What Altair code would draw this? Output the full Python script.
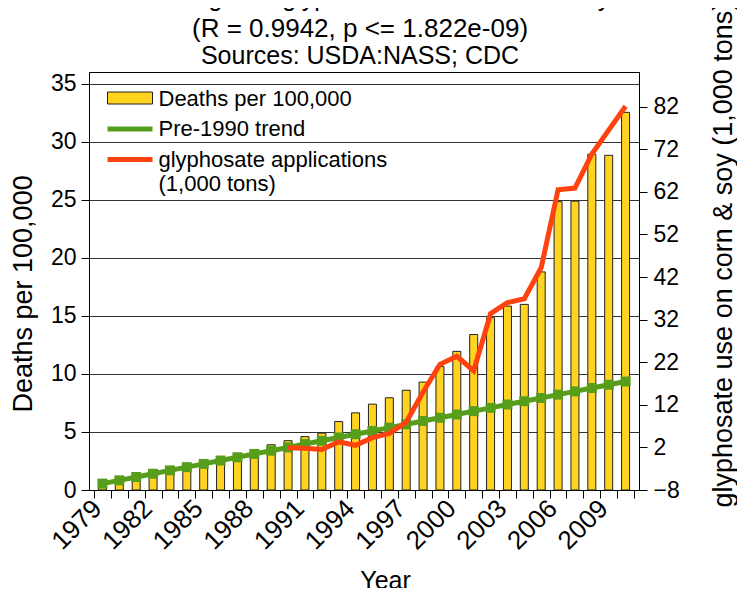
import altair as alt
import pandas as pd

FONT = "Liberation Sans"

# ---- data ----
years = list(range(1979, 2011))
deaths = [0.35, 0.6, 0.9, 1.2, 1.5, 1.75, 2.05, 2.35, 2.6, 2.9,
          3.9, 4.25, 4.6, 4.9, 5.9, 6.65, 7.4, 7.95, 8.6, 9.3,
          10.65, 11.95, 13.4, 14.85, 15.85, 16.0, 18.8, 24.85, 24.9, 28.95,
          28.85, 32.55]
trend = [0.55, 0.83, 1.12, 1.40, 1.69, 1.97, 2.25, 2.54, 2.82, 3.11,
         3.39, 3.67, 3.96, 4.24, 4.53, 4.81, 5.09, 5.38, 5.66, 5.95,
         6.23, 6.51, 6.80, 7.08, 7.37, 7.65, 7.93, 8.22, 8.50, 8.79,
         9.07, 9.35]
gly_years = list(range(1990, 2011))
glyphosate = [1.9, 1.8, 1.5, 3.3, 2.5, 4.3, 5.3, 7.9, 15.0, 21.5,
              23.4, 20.0, 33.4, 36.0, 36.9, 44.2, 62.5, 62.9, 70.9, 76.5,
              82.1]
left_ticks = [0, 5, 10, 15, 20, 25, 30, 35]
right_ticks = [-8, 2, 12, 22, 32, 42, 52, 62, 72, 82]
title_lines = ["Plotted against glyphosate use on corn & soy",
               "(R = 0.9942, p <= 1.822e-09)",
               "Sources: USDA:NASS; CDC"]
legend_labels = ["Deaths per 100,000", "Pre-1990 trend",
                 "glyphosate applications", "(1,000 tons)"]

YELLOW = "#ffd320"
GREEN = "#579d1c"
RED = "#ff420e"

df = pd.DataFrame({"year": years, "deaths": deaths, "trend": trend})
gdf = pd.DataFrame({"year": gly_years, "gly": glyphosate})
one = pd.DataFrame({"a": [0]})

tick_vals = [y - 0.5 for y in years] + [years[-1] + 0.5]
xscale = alt.Scale(domain=[1978.5, 2010.5], nice=False, zero=False)
xaxis = alt.Axis(
    values=tick_vals,
    labelExpr="((datum.value + 0.5 - 1979) % 3 == 0) ? format(datum.value + 0.5, 'd') : ''",
    labelAngle=315, labelAlign="right", labelBaseline="middle",
    labelOffset=3, labelPadding=6, labelOverlap=False, labelFlush=False,
    labelFontSize=26, tickSize=8, grid=False,
    title="Year", titleFontSize=25, titleFontWeight="normal",
    titleX=296, titleY=98, titleAlign="center", titleBaseline="alphabetic",
)
X = alt.X("year:Q", scale=xscale, axis=xaxis)

lscale = alt.Scale(domain=[0, 36.03], nice=False, zero=False)
laxis = alt.Axis(
    values=left_ticks, grid=True, gridColor="#333333", gridWidth=1,
    tickSize=8, labelFontSize=23, labelPadding=5,
    title="Deaths per 100,000", titleFontSize=27, titleFontWeight="normal",
    titleAngle=270, titleAlign="left", titleBaseline="alphabetic",
    titleX=-57.5, titleY=340,
)
rscale = alt.Scale(domain=[-8, 90.15], nice=False, zero=False)
raxis = alt.Axis(
    values=right_ticks, grid=False, orient="right",
    tickSize=8, labelFontSize=23, labelPadding=6,
    title="glyphosate use on corn & soy (1,000 tons)", titleFontSize=27,
    titleFontWeight="normal", titleAngle=270, titleAlign="left",
    titleBaseline="alphabetic", titleX=92.5, titleY=435,
)

bars = alt.Chart(df).mark_bar(size=8, color=YELLOW, stroke="#222222", strokeWidth=1).encode(
    x=X, y=alt.Y("deaths:Q", scale=lscale, axis=laxis)
)
trend_line = alt.Chart(df).mark_line(color=GREEN, strokeWidth=5).encode(
    x=X, y=alt.Y("trend:Q", scale=lscale, axis=laxis)
)
trend_pts = alt.Chart(df).mark_square(color=GREEN, size=100, opacity=1).encode(
    x=X, y=alt.Y("trend:Q", scale=lscale, axis=laxis)
)


def txt(s, x, y, size, align="left"):
    return alt.Chart(one).mark_text(
        text=s, fontSize=size, font=FONT, align=align,
        baseline="alphabetic", color="black"
    ).encode(x=alt.value(x), y=alt.value(y))


leg_rect = alt.Chart(one).mark_rect(fill=YELLOW, stroke="#222222", strokeWidth=1).encode(
    x=alt.value(18.5), x2=alt.value(63.5), y=alt.value(20), y2=alt.value(32)
)
leg_green = alt.Chart(one).mark_rule(color=GREEN, strokeWidth=5).encode(
    x=alt.value(18.5), x2=alt.value(63.5), y=alt.value(57)
)
leg_red = alt.Chart(one).mark_rule(color=RED, strokeWidth=5).encode(
    x=alt.value(18.5), x2=alt.value(63.5), y=alt.value(87.5)
)
leg_texts = [
    txt(legend_labels[0], 69.5, 34, 22),
    txt(legend_labels[1], 69.5, 64, 22),
    txt(legend_labels[2], 69.5, 95, 22),
    txt(legend_labels[3], 69.5, 118.5, 22),
]
title_texts = [
    txt(title_lines[0], 271, -66, 25, "center"),
    txt(title_lines[1], 271, -35, 26, "center"),
    txt(title_lines[2], 271, -8, 25, "center"),
]

left = alt.layer(bars, trend_line, trend_pts, leg_rect, leg_green, leg_red,
                 *leg_texts, *title_texts)

red = alt.Chart(gdf).mark_line(color=RED, strokeWidth=5).encode(
    x=X, y=alt.Y("gly:Q", scale=rscale, axis=raxis)
)

chart = alt.layer(left, red).resolve_scale(y="independent").properties(
    width=550, height=418,
    autosize=alt.AutoSizeParams(type="none"),
    padding={"left": 81, "top": 64, "right": 98, "bottom": 98},
).configure(font=FONT).configure_view(
    stroke="black", strokeWidth=1
).configure_axis(
    domainColor="black", tickColor="black", labelColor="black",
    titleColor="black", labelFont=FONT, titleFont=FONT,
)

chart.save("out.html", embed_options={"renderer": "svg", "actions": False})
########################################
#### [TO DO]
Skipping the pictures, transcribe each line above exactly as it appears.

#### [RESPONSE TO THE TASK]
What Altair code would draw this? Output the full Python script.
import altair as alt
import pandas as pd

FONT = "Liberation Sans"

# ---- data ----
years = list(range(1979, 2011))
deaths = [0.35, 0.6, 0.9, 1.2, 1.5, 1.75, 2.05, 2.35, 2.6, 2.9,
          3.9, 4.25, 4.6, 4.9, 5.9, 6.65, 7.4, 7.95, 8.6, 9.3,
          10.65, 11.95, 13.4, 14.85, 15.85, 16.0, 18.8, 24.85, 24.9, 28.95,
          28.85, 32.55]
trend = [0.55, 0.83, 1.12, 1.40, 1.69, 1.97, 2.25, 2.54, 2.82, 3.11,
         3.39, 3.67, 3.96, 4.24, 4.53, 4.81, 5.09, 5.38, 5.66, 5.95,
         6.23, 6.51, 6.80, 7.08, 7.37, 7.65, 7.93, 8.22, 8.50, 8.79,
         9.07, 9.35]
gly_years = list(range(1990, 2011))
glyphosate = [1.9, 1.8, 1.5, 3.3, 2.5, 4.3, 5.3, 7.9, 15.0, 21.5,
              23.4, 20.0, 33.4, 36.0, 36.9, 44.2, 62.5, 62.9, 70.9, 76.5,
              82.1]
left_ticks = [0, 5, 10, 15, 20, 25, 30, 35]
right_ticks = [-8, 2, 12, 22, 32, 42, 52, 62, 72, 82]
title_lines = ["Plotted against glyphosate use on corn & soy",
               "(R = 0.9942, p <= 1.822e-09)",
               "Sources: USDA:NASS; CDC"]
legend_labels = ["Deaths per 100,000", "Pre-1990 trend",
                 "glyphosate applications", "(1,000 tons)"]

YELLOW = "#ffd320"
GREEN = "#579d1c"
RED = "#ff420e"

df = pd.DataFrame({"year": years, "deaths": deaths, "trend": trend})
gdf = pd.DataFrame({"year": gly_years, "gly": glyphosate})
one = pd.DataFrame({"a": [0]})

tick_vals = [y - 0.5 for y in years] + [years[-1] + 0.5]
xscale = alt.Scale(domain=[1978.5, 2010.5], nice=False, zero=False)
xaxis = alt.Axis(
    values=tick_vals,
    labelExpr="((datum.value + 0.5 - 1979) % 3 == 0) ? format(datum.value + 0.5, 'd') : ''",
    labelAngle=315, labelAlign="right", labelBaseline="middle",
    labelOffset=3, labelPadding=6, labelOverlap=False, labelFlush=False,
    labelFontSize=26, tickSize=8, grid=False,
    title="Year", titleFontSize=25, titleFontWeight="normal",
    titleX=296, titleY=98, titleAlign="center", titleBaseline="alphabetic",
)
X = alt.X("year:Q", scale=xscale, axis=xaxis)

lscale = alt.Scale(domain=[0, 36.03], nice=False, zero=False)
laxis = alt.Axis(
    values=left_ticks, grid=True, gridColor="#333333", gridWidth=1,
    tickSize=8, labelFontSize=23, labelPadding=5,
    title="Deaths per 100,000", titleFontSize=27, titleFontWeight="normal",
    titleAngle=270, titleAlign="left", titleBaseline="alphabetic",
    titleX=-57.5, titleY=340,
)
rscale = alt.Scale(domain=[-8, 90.15], nice=False, zero=False)
raxis = alt.Axis(
    values=right_ticks, grid=False, orient="right",
    tickSize=8, labelFontSize=23, labelPadding=6,
    title="glyphosate use on corn & soy (1,000 tons)", titleFontSize=27,
    titleFontWeight="normal", titleAngle=270, titleAlign="left",
    titleBaseline="alphabetic", titleX=92.5, titleY=435,
)

bars = alt.Chart(df).mark_bar(size=8, color=YELLOW, stroke="#222222", strokeWidth=1).encode(
    x=X, y=alt.Y("deaths:Q", scale=lscale, axis=laxis)
)
trend_line = alt.Chart(df).mark_line(color=GREEN, strokeWidth=5).encode(
    x=X, y=alt.Y("trend:Q", scale=lscale, axis=laxis)
)
trend_pts = alt.Chart(df).mark_square(color=GREEN, size=100, opacity=1).encode(
    x=X, y=alt.Y("trend:Q", scale=lscale, axis=laxis)
)


def txt(s, x, y, size, align="left"):
    return alt.Chart(one).mark_text(
        text=s, fontSize=size, font=FONT, align=align,
        baseline="alphabetic", color="black"
    ).encode(x=alt.value(x), y=alt.value(y))


leg_rect = alt.Chart(one).mark_rect(fill=YELLOW, stroke="#222222", strokeWidth=1).encode(
    x=alt.value(18.5), x2=alt.value(63.5), y=alt.value(20), y2=alt.value(32)
)
leg_green = alt.Chart(one).mark_rule(color=GREEN, strokeWidth=5).encode(
    x=alt.value(18.5), x2=alt.value(63.5), y=alt.value(57)
)
leg_red = alt.Chart(one).mark_rule(color=RED, strokeWidth=5).encode(
    x=alt.value(18.5), x2=alt.value(63.5), y=alt.value(87.5)
)
leg_texts = [
    txt(legend_labels[0], 69.5, 34, 22),
    txt(legend_labels[1], 69.5, 64, 22),
    txt(legend_labels[2], 69.5, 95, 22),
    txt(legend_labels[3], 69.5, 118.5, 22),
]
title_texts = [
    txt(title_lines[0], 271, -66, 25, "center"),
    txt(title_lines[1], 271, -35, 26, "center"),
    txt(title_lines[2], 271, -8, 25, "center"),
]

left = alt.layer(bars, trend_line, trend_pts, leg_rect, leg_green, leg_red,
                 *leg_texts, *title_texts)

red = alt.Chart(gdf).mark_line(color=RED, strokeWidth=5).encode(
    x=X, y=alt.Y("gly:Q", scale=rscale, axis=raxis)
)

chart = alt.layer(left, red).resolve_scale(y="independent").properties(
    width=550, height=418,
    autosize=alt.AutoSizeParams(type="none"),
    padding={"left": 81, "top": 64, "right": 98, "bottom": 98},
).configure(font=FONT).configure_view(
    stroke="black", strokeWidth=1
).configure_axis(
    domainColor="black", tickColor="black", labelColor="black",
    titleColor="black", labelFont=FONT, titleFont=FONT,
)

chart.save("out.html", embed_options={"renderer": "svg", "actions": False})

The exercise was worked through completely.